Oh, I missed something important. Optimizers may come and go and the counter in JUMP_BACKWARD should be compared to the current optimizer's threshold. This is important because the default (dummy) optimizer has an infinite threshold, while the UOps optimizer has a threshold of 16. So when we execute a loop 1000 times with the dummy optimizer, the counter is expected to reach 1000, and then when we switch in the UOps optimizer it will attempt to optimize on the next iteration (because 1000 is already larger than 16, the new threshold -- and presumably at this point the specializer has already worked its magic).
I'll have to figure a compromise.
Mind if I take a look at this?
Not at all
Once, a long time ago, the initial counter version was part of the on-disk format, so we couldn't use bit fields. Now it is set at runtime, so it might make sense to use bitfields and let the C compiler handle all the shifting and masking. Something like:
struct counter {
int16_t value:12;
uint16_t backoff:4;
}
@markshannon Before I try to implement the bitfield suggestion, can I get your opinion on my proposal above?

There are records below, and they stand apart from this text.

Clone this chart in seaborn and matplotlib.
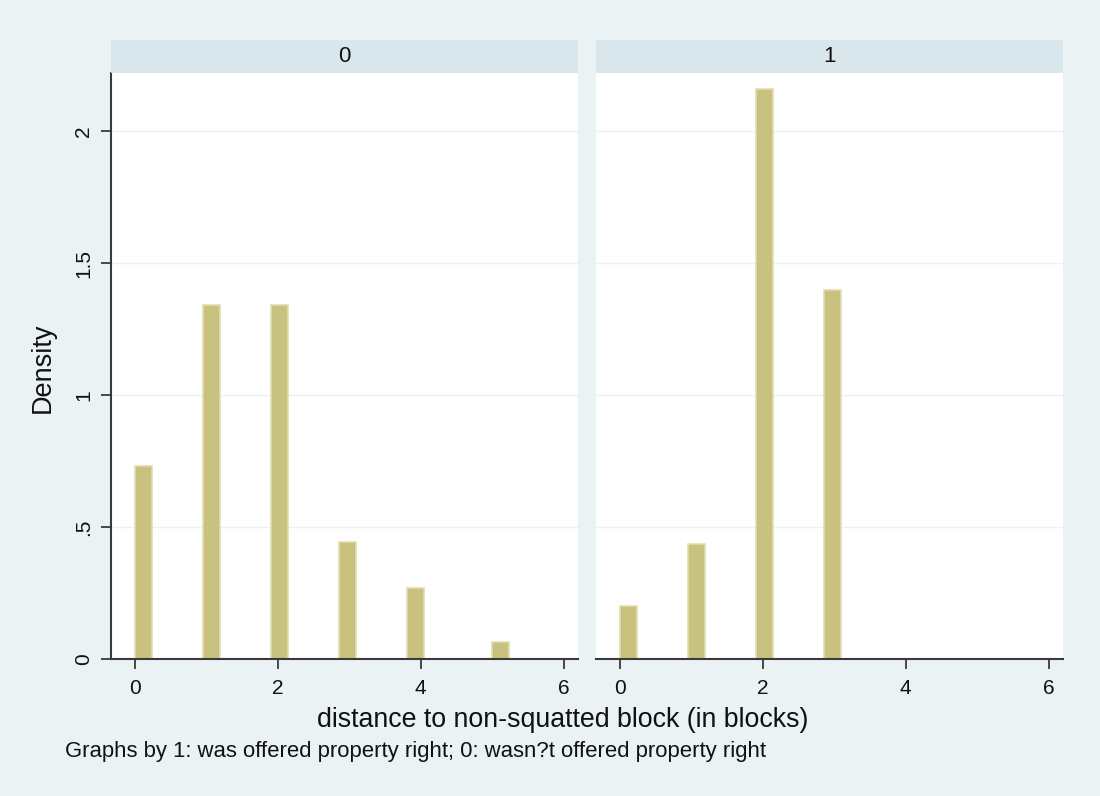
import numpy as np
import pandas as pd
import seaborn as sns
import matplotlib
matplotlib.use("Agg")
import matplotlib.pyplot as plt
from matplotlib.patches import Rectangle

# Density of distance (in blocks) for each offer group
groups = ["0", "0", "0", "0", "0", "0", "1", "1", "1", "1"]
distance = [0, 1, 2, 3, 4, 5, 0, 1, 2, 3]
density = [0.73, 1.342, 1.342, 0.443, 0.269, 0.064, 0.201, 0.437, 2.158, 1.397]

x_ticks = [0, 2, 4, 6]
y_ticks = [0, 0.5, 1, 1.5, 2]
y_tick_labels = ["0", ".5", "1", "1.5", "2"]

df = pd.DataFrame({"group": groups, "distance": distance, "density": density})

BG = "#eaf2f3"
STRIP = "#d9e6eb"
BAR = "#c9c17e"
BAR_EDGE = "#e2ddb0"
AXIS = "#3a3a3a"

sns.set_theme(style="white")
plt.rcParams["font.family"] = ["Liberation Sans", "DejaVu Sans"]

W, H = 1100, 796
fig, axes = plt.subplots(1, 2, figsize=(11, 7.96), dpi=100)
fig.patch.set_facecolor(BG)

panels = [(111, 578), (596, 1063)]
top_px, bot_px = 73, 659
strip_top = 40

# bins of width 5/21 starting at 0; the top value gets its own bin
bw = 5 / 21
n_bins = 22
eps = 1e-6

for i, (ax, (l, r)) in enumerate(zip(axes, panels)):
    key = ["0", "1"][i]
    sub = df[df["group"] == key]
    sns.histplot(data=sub, x="distance", weights="density", stat="count",
                 bins=n_bins, binrange=(-eps, n_bins * bw - eps),
                 color=BAR, edgecolor=BAR_EDGE, linewidth=1.2, alpha=1, ax=ax)

    ax.set_position([l / W, 1 - bot_px / H, (r - l) / W, (bot_px - top_px) / H])
    ax.set_facecolor("white")
    ax.set_xlim(-0.33, 6.2)
    ax.set_ylim(0, 2.22)
    ax.set_xticks(x_ticks)
    ax.set_xticklabels([str(t) for t in x_ticks], fontsize=15)
    ax.set_yticks(y_ticks)
    ax.grid(axis="y", color=BG, linewidth=1.0)
    ax.grid(axis="x", visible=False)
    ax.set_axisbelow(True)
    ax.set_title("")
    ax.set_xlabel("")
    ax.set_ylabel("")
    for s in ["top", "right"]:
        ax.spines[s].set_visible(False)
    ax.spines["bottom"].set_color(AXIS)
    ax.spines["bottom"].set_linewidth(1.5)
    ax.tick_params(axis="x", direction="out", length=7, width=1.3,
                   color=AXIS, pad=7.5, labelcolor="#111111", bottom=True)
    if i == 0:
        ax.spines["left"].set_color(AXIS)
        ax.spines["left"].set_linewidth(1.5)
        ax.set_yticklabels(y_tick_labels, fontsize=15, rotation=90, va="center")
        ax.tick_params(axis="y", direction="out", length=7, width=1.3,
                       color=AXIS, pad=6, labelcolor="#111111", left=True)
    else:
        ax.spines["left"].set_visible(False)
        ax.tick_params(axis="y", left=False, labelleft=False)

    # panel header strip
    fig.patches.append(Rectangle((l / W, 1 - top_px / H), (r - l) / W,
                                 (top_px - strip_top) / H,
                                 transform=fig.transFigure, facecolor=STRIP,
                                 edgecolor="none", zorder=0))
    fig.text((l + r) / 2 / W, 1 - 56 / H,
             key, ha="center", va="center", fontsize=16, color="#111111")

fig.text(43 / W, 1 - 368 / H, "Density", rotation=90, ha="center",
         va="center", fontsize=19.5, color="#111111")
fig.text(563 / W, 1 - 720 / H, "distance to non-squatted block (in blocks)",
         ha="center", va="center", fontsize=19.3, color="#111111")
fig.text(65 / W, 1 - 752 / H,
         "Graphs by 1: was offered property right; 0: wasn?t offered property right",
         ha="left", va="center", fontsize=15.9, color="#111111")

fig.savefig("out.png", dpi=100, facecolor=BG)
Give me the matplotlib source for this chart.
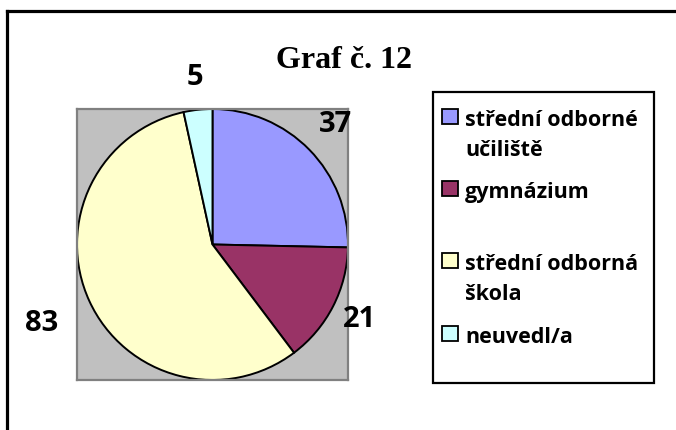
import matplotlib.pyplot as plt
from matplotlib.patches import Rectangle
from matplotlib.lines import Line2D
import numpy as np

categories = ['střední odborné\nučiliště', 'gymnázium', 'střední odborná\nškola', 'neuvedl/a']
values = [37, 21, 83, 5]
colors = ['#9999FF', '#993366', '#FFFFCC', '#CCFFFF']
label_dist = [1.27, 1.22, 1.39, 1.24]

W, H = 676, 430
fig = plt.figure(figsize=(W / 100, H / 100), dpi=100)
FONT = 'Open Sans'


def fx(px):
    return px / W


def fy(py):
    return 1 - py / H


# outer chart border (only top and left visible)
fig.add_artist(Line2D([fx(6.5), 1.0], [fy(10.5), fy(10.5)], color='black', lw=2.3))
fig.add_artist(Line2D([fx(6.5), fx(6.5)], [fy(10.5), 0.0], color='black', lw=2.3))

# plot area
ax = fig.add_axes([fx(77), fy(380), fx(348) - fx(77), fy(109) - fy(380)])
ax.set_facecolor('#C0C0C0')
for s in ax.spines.values():
    s.set_color('#808080')
    s.set_linewidth(1.6)

wedges, _ = ax.pie(values, colors=colors, startangle=90, counterclock=False,
                   radius=1.0, wedgeprops=dict(edgecolor='black', linewidth=1.4))
ax.set_xlim(-1.0, 1.0)
ax.set_ylim(-1.0, 1.0)
ax.set_xticks([])
ax.set_yticks([])
ax.set_frame_on(True)

for w, v, d in zip(wedges, values, label_dist):
    ang = np.deg2rad((w.theta1 + w.theta2) / 2)
    ax.text(d * np.cos(ang), d * np.sin(ang), str(v), ha='center', va='center',
            fontsize=21, fontweight='bold', family=FONT)

fig.text(fx(344), fy(60), 'Graf č. 12', ha='center', va='center',
         fontsize=23, fontweight='bold', family='Liberation Serif')

# legend
fig.add_artist(Rectangle((fx(433), fy(383)), fx(654) - fx(433), fy(92) - fy(383),
                         transform=fig.transFigure, fill=False, edgecolor='black', lw=1.6))
entry_y = [116, 188, 260, 333]
line_step = 30
for lab, c, yy in zip(categories, colors, entry_y):
    fig.add_artist(Rectangle((fx(442), fy(yy + 7.5)), fx(458) - fx(442), fy(yy - 7.5) - fy(yy + 7.5),
                             transform=fig.transFigure, facecolor=c, edgecolor='black', lw=1.3))
    for k, part in enumerate(lab.split('\n')):
        fig.text(fx(465), fy(yy + 10 + k * line_step), part, ha='left', va='baseline',
                 fontsize=15.5, fontweight='bold', family=FONT)

fig.savefig('out.png', dpi=100)
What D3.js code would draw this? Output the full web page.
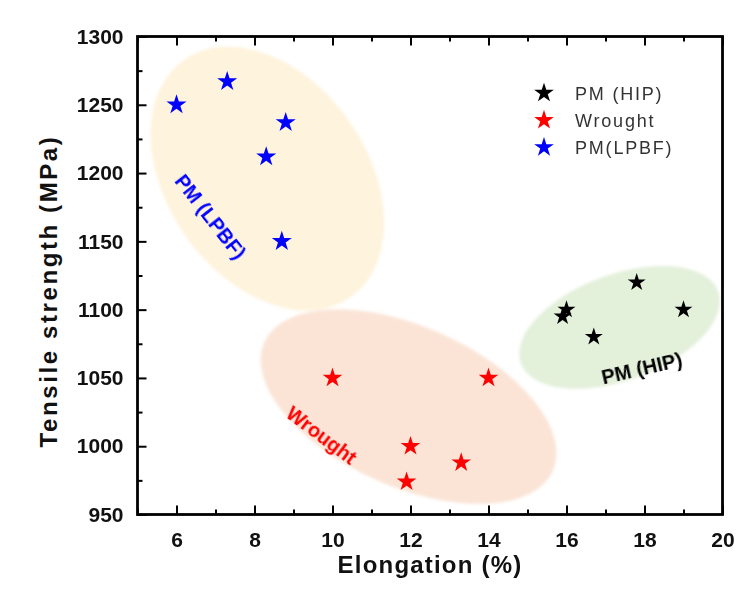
<!DOCTYPE html>
<html>
<head>
<meta charset="utf-8">
<script src="https://cdn.jsdelivr.net/npm/d3@7"></script>
<style>
  html, body { margin: 0; padding: 0; background: #fff; }
  svg { display: block; font-family: Arial, "Liberation Sans", Helvetica, sans-serif; }
</style>
</head>
<body>
<svg id="chart" width="748" height="596"></svg>
<script>
// ---------------- data ----------------
const seriesNames = ["PM (HIP)", "Wrought", "PM(LPBF)"];
const hipElong = [16.0, 15.9, 16.7, 17.8, 19.0];
const hipStrength = [1100, 1095, 1080, 1120, 1100];
const wroughtElong = [10.0, 14.0, 12.0, 13.3, 11.9];
const wroughtStrength = [1050, 1050, 1000, 988, 974];
const lpbfElong = [6.0, 7.3, 8.8, 8.3, 8.7];
const lpbfStrength = [1250, 1267, 1237, 1212, 1150];
const xTicks = [6, 8, 10, 12, 14, 16, 18, 20];
const yTicks = [950, 1000, 1050, 1100, 1150, 1200, 1250, 1300];
const groupLabels = ["PM (LPBF)", "Wrought", "PM (HIP)"];

// ---------------- layout ----------------
const W = 748, H = 596;
const L = 137.5, R = 722.5, T = 36.5, B = 514.5;
const x = d3.scaleLinear().domain([5, 20]).range([L, R]);
const y = d3.scaleLinear().domain([950, 1300]).range([B, T]);

const colors = { "PM (HIP)": "#000000", "Wrought": "#ff0000", "PM(LPBF)": "#0000ff" };
const series = [
  { name: seriesNames[0], xs: hipElong, ys: hipStrength, size: 100 },
  { name: seriesNames[1], xs: wroughtElong, ys: wroughtStrength, size: 120 },
  { name: seriesNames[2], xs: lpbfElong, ys: lpbfStrength, size: 125 }
];

const svg = d3.select("#chart");
const defs = svg.append("defs");
defs.append("filter").attr("id", "soft").attr("x", "-10%").attr("y", "-10%").attr("width", "120%").attr("height", "120%")
  .append("feGaussianBlur").attr("stdDeviation", 1.6);

// ---------------- group ellipses (annotation shapes) ----------------
const ellipses = [
  { cx: 8.33, cy: 1196, rx: 145, ry: 100, rot: 55, fill: "#fef3dc" },
  { cx: 11.95, cy: 1029, rx: 158, ry: 80, rot: 24, fill: "#fbe4d6" },
  { cx: 17.36, cy: 1087, rx: 105, ry: 53, rot: -20, fill: "#e3f0da" }
];
svg.append("g").attr("filter", "url(#soft)")
  .selectAll("ellipse").data(ellipses).join("ellipse")
  .attr("transform", d => `translate(${x(d.cx)},${y(d.cy)}) rotate(${d.rot})`)
  .attr("rx", d => d.rx).attr("ry", d => d.ry)
  .attr("fill", d => d.fill);

// ---------------- group labels ----------------
const labelSpecs = [
  { text: groupLabels[0], cx: 6.87, cy: 1168, rot: 52, color: "#0000ff" },
  { text: groupLabels[1], cx: 9.72, cy: 1008, rot: 37, color: "#ff0000" },
  { text: groupLabels[2], cx: 17.93, cy: 1057, rot: -13, color: "#000000" }
];
svg.append("g").selectAll("text").data(labelSpecs).join("text")
  .attr("transform", d => `translate(${x(d.cx)},${y(d.cy)}) rotate(${d.rot})`)
  .attr("text-anchor", "middle").attr("dy", "0.35em")
  .attr("font-size", 20).attr("font-weight", "bold")
  .attr("fill", d => d.color)
  .text(d => d.text);

// ---------------- axes ----------------
const xMinor = d3.range(5, 21, 1).filter(v => v % 2 === 1);
const yMinor = d3.range(950, 1301, 25).filter(v => v % 50 !== 0);

function styleAxis(g) {
  g.select(".domain").remove();
  g.selectAll(".tick line").attr("stroke", "#000").attr("stroke-width", 2);
  g.selectAll("text").attr("font-size", 21).attr("font-weight", "bold").attr("fill", "#111");
}
// bottom
svg.append("g").attr("transform", `translate(0,${B})`)
  .call(d3.axisBottom(x).tickValues(xTicks).tickSize(-9).tickPadding(18).tickFormat(d3.format("d")))
  .call(styleAxis);
svg.append("g").attr("transform", `translate(0,${B})`)
  .call(d3.axisBottom(x).tickValues(xMinor).tickSize(-5).tickFormat(""))
  .call(styleAxis);
// top
svg.append("g").attr("transform", `translate(0,${T})`)
  .call(d3.axisTop(x).tickValues(xTicks).tickSize(-9).tickFormat(""))
  .call(styleAxis);
svg.append("g").attr("transform", `translate(0,${T})`)
  .call(d3.axisTop(x).tickValues(xMinor).tickSize(-5).tickFormat(""))
  .call(styleAxis);
// left
svg.append("g").attr("transform", `translate(${L},0)`)
  .call(d3.axisLeft(y).tickValues(yTicks).tickSize(-9).tickPadding(14).tickFormat(d3.format("d")))
  .call(styleAxis);
svg.append("g").attr("transform", `translate(${L},0)`)
  .call(d3.axisLeft(y).tickValues(yMinor).tickSize(-5).tickFormat(""))
  .call(styleAxis);

// frame
svg.append("rect").attr("x", L).attr("y", T).attr("width", R - L).attr("height", B - T)
  .attr("fill", "none").attr("stroke", "#000").attr("stroke-width", 2.8);

// axis titles
svg.append("text").attr("x", (L + R) / 2).attr("y", 573)
  .attr("text-anchor", "middle").attr("font-size", 24).attr("font-weight", "bold")
  .attr("letter-spacing", 1.2).attr("fill", "#111")
  .text("Elongation (%)");
svg.append("text").attr("transform", `translate(57,${291}) rotate(-90)`)
  .attr("text-anchor", "middle").attr("font-size", 24).attr("font-weight", "bold")
  .attr("letter-spacing", 2.6).attr("fill", "#111")
  .text("Tensile strength (MPa)");

// ---------------- points ----------------
const star = d3.symbol().type(d3.symbolStar);
series.forEach(s => {
  svg.append("g").selectAll("path").data(s.xs.map((v, i) => [v, s.ys[i]])).join("path")
    .attr("transform", d => `translate(${x(d[0])},${y(d[1])})`)
    .attr("d", star.size(s.size)())
    .attr("fill", colors[s.name]);
});

// ---------------- legend ----------------
const legend = svg.append("g").attr("transform", "translate(544,93)");
const li = legend.selectAll("g").data(seriesNames).join("g")
  .attr("transform", (d, i) => `translate(0,${i * 27.2})`);
li.append("path").attr("d", star.size(120)()).attr("fill", d => colors[d]);
li.append("text").attr("x", 31).attr("y", 6.5)
  .attr("font-size", 18).attr("letter-spacing", 1.8).attr("fill", "#333")
  .text(d => d);
</script>
</body>
</html>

Unifying the counters seems reasonable. They all do much the same thing.
I'd like to keep the thresholds (at least for now) for two reasons:
- It provides a simple way to turn off tier2, by setting the threshold higher than the counter can go.
- We don't know yet what values we want for the various thresholds, so we might want to change them dynamically.
We can get rid of the thresholds, if it makes things significantly simpler.
We can support turning off tier 2 by changing if ((++counter) >= interp->threshold) to if ((counter -= interp->tier2) == 0)
We can handle dynamic thresholds in the optimizer if necessary.
Actually, there is no need for interp->tier2.
if ((--counter) == 0) is faster, and exponential backoff means we won't be calling the optimizer function much.
Although objectively the PR makes things worse (it is larger and perhaps slower), I still think factoring out the counter is a good idea.
I think that the various optimizer thresholds are a blocker. So what happens if we always trigger the counter on zero, removing the thresholds?
- We need to initialize the counters to some value, and that has to be a constant for practical purposes.
- We will call the optimizer even if it is turned off.
(1) limits our options to vary the thresholds at runtime, but I'm not seeing any value in being able to do that anyway. We use constants for tier 1 and that seems to work just fine. (2) may actually result in a speedup. It is slower when we do call the no-op optimizer, but faster the thousands of times when we do not.
I've removed the thresholds as an experiment. I'm running the benchmarks now.
Thanks! Looking forward to the results.
I have a theory BTW about why my PR makes things slower -- it could be that the bitfields end up generating worse code for either the zero check or the decrement operation, and that would affect Tier 1 (especially cases where specializations fails).
Strangely slow https://github.com/faster-cpython/benchmarking/tree/main/results/bm-20240328-3.13.0a5%2B-174fc24-JIT I may have messed something up. Maybe worth running the stats on it to see what's happening
More discussion in the PR. I've removed the thresholds there as well and done some limited local benchmarking; my theory is that the tweaks cause more Tier 2 uops to be executed and that's still slower (even with the JIT, though less slower in that case).